Historic Preservation, Education, Patriotism...We are so glad you found us. The Reverend James Caldwell Chapter has been actively furthering historic preservation, promoting education, and instilling patriotism in the Morgan County area for more than 100 years. We are very proud of our past and are looking forward to the next 100 years of promoting the Daughters of the American Revolution (DAR) motto: God, Home, and Country.
As a lineage society, National Society Daughters of the American Revolution (NSDAR) members can trace their family tree back to an ancestor (man or woman) who supported the cause of American independence. Your family member may not have fought but may have supported the American cause in other ways, such as providing food or shelter to the troops. Membership in the DAR honors and preserves the legacy of your patriot ancestor. If you think you are eligible to join, come to one of our meetings, or send us an email.
Over two hundred years ago, American patriots fought and sacrificed for the freedoms we enjoy today. One of those patriots was Reverend James Caldwell. His great-granddaughter, Julia Duncan Kirby, was the organizing regent of the Reverend James Caldwell Chapter in 1896. Julia was the daughter of Joseph Duncan and Elizabeth Caldwell Smith. Does that explain the connection between a Revolutionary War chaplain and an Illinois governor's mansion? Learn more about the Governor Duncan Mansion here.

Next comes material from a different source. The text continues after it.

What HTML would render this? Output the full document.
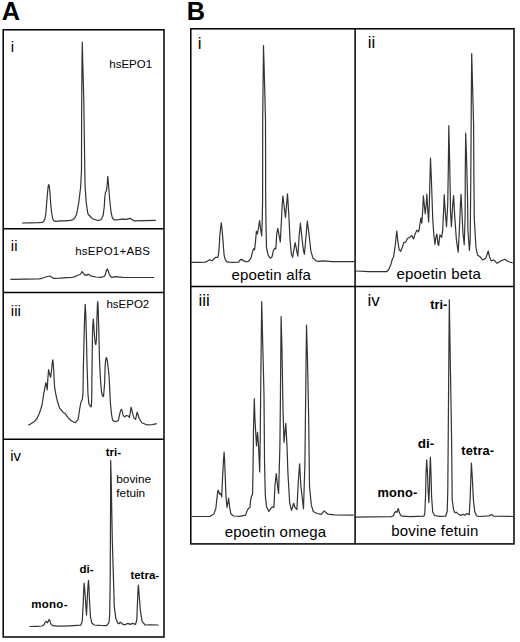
<!DOCTYPE html>
<html><head><meta charset="utf-8"><style>
html,body{margin:0;padding:0;background:#fff;width:520px;height:642px;overflow:hidden}
svg{display:block}
text{font-family:"Liberation Sans",sans-serif;fill:#000}
.fr{stroke:#000;stroke-width:1.5;fill:none}
.tr{stroke:#333;stroke-width:1.2;fill:none;stroke-linejoin:round}
.n15{font-size:15px}
.n17{font-size:17px}
.s{font-size:11.5px}
.b{font-weight:bold}
.lb{font-size:15px;letter-spacing:0.18px}
</style></head><body>
<svg width="520" height="642" viewBox="0 0 520 642">
<text x="1.8" y="19.9" class="b" font-size="25.3">A</text>
<text x="186.8" y="19.9" class="b" font-size="25.3">B</text>
<!-- Panel A frames -->
<rect class="fr" x="3.2" y="29.8" width="160.8" height="607.2"/>
<line class="fr" x1="3" y1="228.7" x2="164" y2="228.7"/>
<line class="fr" x1="3" y1="292.6" x2="164" y2="292.6"/>
<line class="fr" x1="3" y1="439.2" x2="164" y2="439.2"/>
<!-- Panel B frames -->
<rect class="fr" x="190.8" y="28.8" width="323.2" height="515.1"/>
<line class="fr" x1="355.1" y1="28.8" x2="355.1" y2="543.9"/>
<line class="fr" x1="190.8" y1="286.4" x2="514" y2="286.4"/>
<!-- A labels -->
<text x="10.8" y="52.2" class="n15">i</text>
<text x="10.8" y="251" class="n15">ii</text>
<text x="10.8" y="315.6" class="n15">iii</text>
<text x="10.2" y="461" class="n15">iv</text>
<text x="109.3" y="67.5" class="s">hsEPO1</text>
<text x="75.2" y="254.6" class="s" letter-spacing="0.25">hsEPO1+ABS</text>
<text x="106.4" y="307.5" class="s">hsEPO2</text>
<text x="105.7" y="455.5" class="s b">tri-</text>
<text x="116.3" y="482.8" font-size="11.8">bovine</text>
<text x="116.3" y="496.5" font-size="11.8">fetuin</text>
<text x="79.6" y="573.2" class="s b">di-</text>
<text x="130.4" y="578.6" class="s b">tetra-</text>
<text x="31.2" y="608" class="s b" letter-spacing="0.3">mono-</text>
<!-- B labels -->
<text x="197.8" y="48.9" class="n17">i</text>
<text x="367.7" y="48.4" class="n17">ii</text>
<text x="198.5" y="305.5" class="n17">iii</text>
<text x="367.6" y="305.9" class="n17">iv</text>
<text x="231.4" y="279.7" class="lb">epoetin alfa</text>
<text x="396.4" y="279.2" class="lb">epoetin beta</text>
<text x="224.8" y="536.5" class="lb">epoetin omega</text>
<text x="391.2" y="535.5" class="lb">bovine fetuin</text>
<text x="430.2" y="309.2" class="b" font-size="12.8">tri-</text>
<text x="417.8" y="448.2" class="b" font-size="13.5">di-</text>
<text x="461.3" y="455.3" class="b" font-size="12.8" letter-spacing="0.15">tetra-</text>
<text x="377.4" y="497.3" class="b" font-size="12.8" letter-spacing="0.2">mono-</text>
<!-- traces -->
<polyline class="tr" points="22,223 30,222.8 38,222.6 42.5,222.3 44,221 45,218.5 45.8,214 46.5,205 47.5,193 48.2,186 48.7,184.5 49.3,186 50,193 50.8,205 51.8,214 52.8,219 54,220.8 56,221.3 60,220.9 65,220.8 70,220.4 72.5,219.8 74.5,218.6 76.7,214 78.8,202.4 80.7,186.5 81.5,170 81.6,120 82,60 82.3,42 82.7,60 83.8,100 84.8,170 85.1,186.5 86.2,202.4 87.4,211 88.2,214.5 89.9,216 92.5,218.8 96.8,220.3 100,220.1 101.6,218.8 103.2,215.2 104.3,206.1 104.8,197.1 105.5,192.5 106.6,190.3 107.3,183 107.8,176.3 108.3,182 108.8,188 109.7,199.8 111.1,212.5 112.5,218.3 114.3,219.9 118.8,219.7 122.4,219.2 126,219.3 130,218.3 134.2,220.9 144.2,220.6 155.8,220.3"/>
<polyline class="tr" points="10.4,279.3 25,279.1 38.8,278.8 42,278.3 45,277.3 47.5,276.5 49.6,276 51.5,277 53.9,278.4 60,278.2 67,277.7 72.7,277.3 75,276.6 77.3,275.5 80.4,274.3 81.2,273 81.9,271.6 82.8,272.5 84.1,274.4 86.5,275.4 88.5,274.3 91.4,276.2 96,277 101.2,277.4 104.5,276.2 105.5,274 106.1,271.3 107.3,268.9 108.3,271 109.4,274.6 111,276.8 111.9,277.4 116,276.6 122.5,277.4 135,277.5 154.3,277.5"/>
<polyline class="tr" points="28.2,425.2 31,423.7 34.4,421.6 37,418.5 39.4,413.2 41,408.5 42.1,404.5 43,399 43.7,393.6 44.8,388.2 45.9,382.7 46.6,386 47.2,389.8 47.9,378 48.6,369.6 49.5,374 50.6,377.3 51.6,370 52.3,362 52.8,359.8 53.3,364 53.8,371.8 54.2,380 54.6,387.1 55.7,393.6 57.4,401.3 59.5,407.8 63.4,412.7 65,413.4 68.3,417.8 71.5,421 75.4,422.7 78.1,419.4 79.7,409 80.8,402.5 82.4,399.3 83,392.7 83.3,371 84,340 84.7,315 85.2,304.3 85.8,315 86.5,340 86.9,360 87.9,392.7 88.8,403.6 90,406 91.2,406.9 91.7,400 92,370 92.4,340 92.8,325 93.3,319 93.8,325 94.5,336 95.2,343 95.8,344.6 96.4,340 96.9,320 97.4,305 97.7,301.5 98.1,306 98.8,330 99.5,360 100.5,380 101.5,392 102.5,396 103.5,396.5 104.5,385 105.2,365 105.8,359 106.5,357.5 107.5,362 109,375 110.4,403 111.5,414 112.5,420 114.9,421.7 118.25,420.6 119.5,415 120.5,411 121.4,409.2 122.2,411 123,415 124.5,416.9 126.4,415.5 128.3,416 129.5,417.4 130.3,412 131,407.3 131.6,409 132.2,412.1 133.9,417.9 135.6,419.3 136.5,415 137.2,412.1 138,414.5 138.9,417.9 141.8,422.7 146.6,424.8 152.4,424.6 156.7,423.7"/>
<polyline class="tr" points="29.5,626.5 36,626.3 42.2,626 44.1,624.5 45.2,622.3 46.3,621.4 47.6,622.9 48.5,620.5 49.2,619.5 50,621 50.5,622.9 51.4,624.8 53.2,625.7 57,626.1 62,626.1 70,625.8 80.8,625.2 82.2,621.2 83.2,603.8 83.7,590 84.1,583.2 84.6,588 85.4,599 86,608 86.5,614.9 87,605 87.5,594.2 88,586 88.5,580.3 89,588 89.4,599 90.4,616.3 91.8,623 94.2,625 100,625.4 106.6,625.6 109,622.7 109.7,613.5 110.2,580 110.5,520 110.7,460.5 111.2,480 112.3,540 113.2,570 114.3,606.7 115.8,618.3 117.7,623.1 119.2,623.6 120.3,622.2 122.5,624.1 125,624.8 127.9,623.4 130,624.4 132.6,623.4 135.5,624.4 136.8,620 137.6,599 138,590 138.4,585.1 138.8,590 139.3,597.3 140.5,611.6 142.2,621.7 145.2,625 150.2,624.9 158.6,625"/>
<!-- /traceA -->
<polyline class="tr" points="191,262.4 198,262.3 205.3,262.1 207.5,261 209.6,259.7 211,260.3 212.2,260.7 213.8,259 215.4,257.3 217.7,257.5 218.6,254.2 219.3,245 219.8,236.2 220.6,228 221.3,222.9 222,229 222.8,238.3 224.1,255.2 225.2,259.5 226.5,261.6 229,262.2 232.3,262.4 238.7,262.1 240.6,259.4 241.9,260 242.1,259.3 243.4,261 244.2,260.9 246.4,262 249,260.9 251.1,257.7 252.5,251.9 253.6,248.7 254.6,249.8 255.4,242.4 256.4,231.3 257.5,233.9 258.5,227.5 259.6,220.7 260.7,229.7 261.7,236 262.2,221.2 262.6,200 262.7,120 263.5,45.6 264.2,70 265.5,120 265.7,200 266,225 266.5,247.7 268.1,255 270.2,258.3 271.8,257.2 272.5,255 273.2,251 274.5,248.4 275.8,249 276.7,234.2 277.8,228.3 279.1,235.5 280.3,241.9 281.6,217.3 282.3,203 282.9,196 284.2,207 285.5,217.3 286.6,204.4 287.5,193.8 288.8,214.8 290,239.3 291.3,253.6 292.6,257.4 293.9,249.7 295.2,242.6 296.5,249.7 297.8,256.2 299.1,236.7 300.4,223.2 302.1,239.3 303.4,250 304.4,254.3 305.9,237.7 307.3,221 308.8,232.3 310.8,250.6 312.9,258.1 316.1,260.8 318.8,261.4 323.1,260.8 332.3,261.6 354,261.6"/>
<polyline class="tr" points="356,271 369.4,271.7 386.7,271.7 388.7,269.5 391,264.2 392.5,258.5 393.5,257 394.4,251.7 395.4,244 396.1,237 396.8,231 397.8,241.2 399.2,249.8 400.7,251.25 402.2,247.6 403.8,242.7 405.5,242.2 407.6,238.3 409.3,237.6 410.9,236.2 411.8,235.6 413.6,238.9 415.3,233.4 416.9,230.2 418.5,231.8 419.4,228 420.2,222.5 420.9,218.2 421.8,223.1 422.7,210.5 423.4,195.8 424.5,207.3 425.3,213.8 426.2,204 426.9,194.2 427.8,210.5 428.6,222 429.4,201.8 429.8,185 430.5,158.2 431.4,180 432.1,200 432.7,218.2 433.8,234.5 434.9,244.3 436,236.7 436.9,234 438,244.3 438.7,245.4 439.9,234.8 441.7,237.3 442.7,229.8 443.6,211.1 444.2,194.7 445.2,211 446.5,226.7 447.7,204.9 448.3,170 448.8,125.5 449.6,160 450.2,190 450.5,211 451.4,226.7 452.7,204.9 453.6,195.6 454.8,217.4 456.4,239.8 458.2,252.2 459.4,229.8 460.4,204.9 461,194.3 461.9,211 462.9,232.3 464.2,244.8 465.1,217.4 465.3,170 465.7,133.2 466.6,160 467.6,200 467.9,229.8 469.4,250.5 470.2,240 470.8,180 471.3,100 471.7,53.6 472.4,80 473.6,125 473.9,180 474.3,219 475.9,247 477.5,255.1 480,256.7 482.5,260 485.7,258.4 486.9,255.1 488.2,251 489.5,256.7 491.1,260.8 493.9,260 497.2,263.3 501.3,260.8 504.6,259.2 507.8,261.3 512.7,263"/>
<polyline class="tr" points="191.6,516.5 200,516.5 209.8,516.5 213.8,514.1 215.8,508.8 217.1,496.9 218,490 219.8,494.2 220.7,493.6 221.7,496.9 222.8,473 223.5,460 224.1,452.2 224.6,460 225.1,473 226,496.9 227,507.5 228,502.2 228.6,498.2 229.7,507.5 231,514.1 233.7,516 240,516.3 245.6,515.1 247.1,510.6 248.6,508.3 249.9,507.5 250.6,500.4 251.6,495.9 252.6,494.4 253,470 253.5,430 254.3,398.7 255,420 256.5,446 257.5,432.3 258.5,445 259.7,472 260.2,440 260.8,380 261.7,301.5 262.4,330 264,395 264.5,460 265.3,495.4 266.5,506.5 268.8,511.4 270.8,508.5 272.6,506.7 273.9,507.5 275,485.3 276.3,473.6 277.5,485.3 278.6,493.3 279.9,445.8 280.4,400 281.1,316.6 282,350 283,410 284,442.3 285.8,423.4 287,445.8 287.9,472.7 289.7,503.2 291.5,510.4 293.7,503.2 295.1,507.7 296.9,509.5 298.3,481.7 299.6,463.8 300.8,485.3 303.5,508.8 304.9,463.8 305.4,420 306.5,325.1 307.5,360 308.7,420 309.5,486.4 311.3,504.9 313.2,511.5 317.2,513.5 321.2,514.4 324.2,510.9 327.8,514.2 334.4,514.8 353.6,515.2"/>
<polyline class="tr" points="356,517.1 370,516.9 391.5,516.6 393.5,515.7 394.4,512.8 395.9,511.5 397,512.3 398.3,508.5 399.4,512.8 400.7,515.2 402.1,516.2 410,516.6 424,516.1 424.8,513.2 425.5,496.8 426,473.4 426.7,459.9 427.5,473.4 428.1,491 428.9,502.6 429.5,485.1 429.9,467.5 430.4,457 431,473.4 431.6,496.8 432.7,512 434.5,515.5 439.8,516.4 445.6,516.2 447.2,511.5 447.8,490 448.2,440 449.3,299.7 450.6,380 451.6,440 452.2,499.6 453.5,509.5 454.9,512.8 456.2,512.2 458.2,513.9 460.8,515.5 462.8,514.2 464.8,515.2 466.8,513.5 469.2,514.8 470.1,499.6 470.8,479.7 471.4,463.2 472.4,479.7 473.4,499.6 474.7,511.5 476.5,515.8 478.7,516.5 489,515.9 491.6,514.5 493.8,516.2 513.3,516.5"/>
<!-- /traceB -->
</svg>
</body></html>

Through participation in the DAR’s various programs and activities, you can continue this legacy by actively supporting historic preservation, promotion of education, and patriotic endeavors. Did you know that if you have a relative who is or was a member, the process of joining is simplified!
Who Was Reverend James Caldwell?
Reverend James Caldwell was born in April 1734, in Charlotte County, Virginia. He was the seventh son of John and Margaret Caldwell, who were Scots-Irish settlers. He graduated from the College of New Jersey (later called Princeton University) in 1759, and, though he inherited 500 acres in Cub Creek, became pastor of the Presbyterian church in Elizabethtown, New Jersey. He was an active partisan on the side of the Patriots, and was known as the "soldier parson." His church and his house were burned by Loyalists in 1780. While Caldwell was stationed with the army in Morristown, his wife Hannah was killed by British gunfire under disputed circumstances during the Battle of Connecticut Farms in what is now Union Township, an act which Union County immortalizes on their county seal to this day. His wife had been at home with their baby and a three-year-old toddler. As the British moved into Connecticut Farms, Hannah Caldwell was shot through a window or wall as she sat with her children on a bed.
Caldwell, who fought in the Battle of Springfield, was killed on November 24, 1781, by an American sentry in Elizabethtown, New Jersey, when he refused to have a package inspected. The sentry, James Morgan, was hanged for murder on January 29, 1782, in Westfield, New Jersey, amid rumors that he had been bribed to kill the chaplain. There were nine orphaned children of Hannah and James Caldwell, all of whom were raised by friends of the family. A monument to Caldwell in Elizabeth, New Jersey, was dedicated in 1846.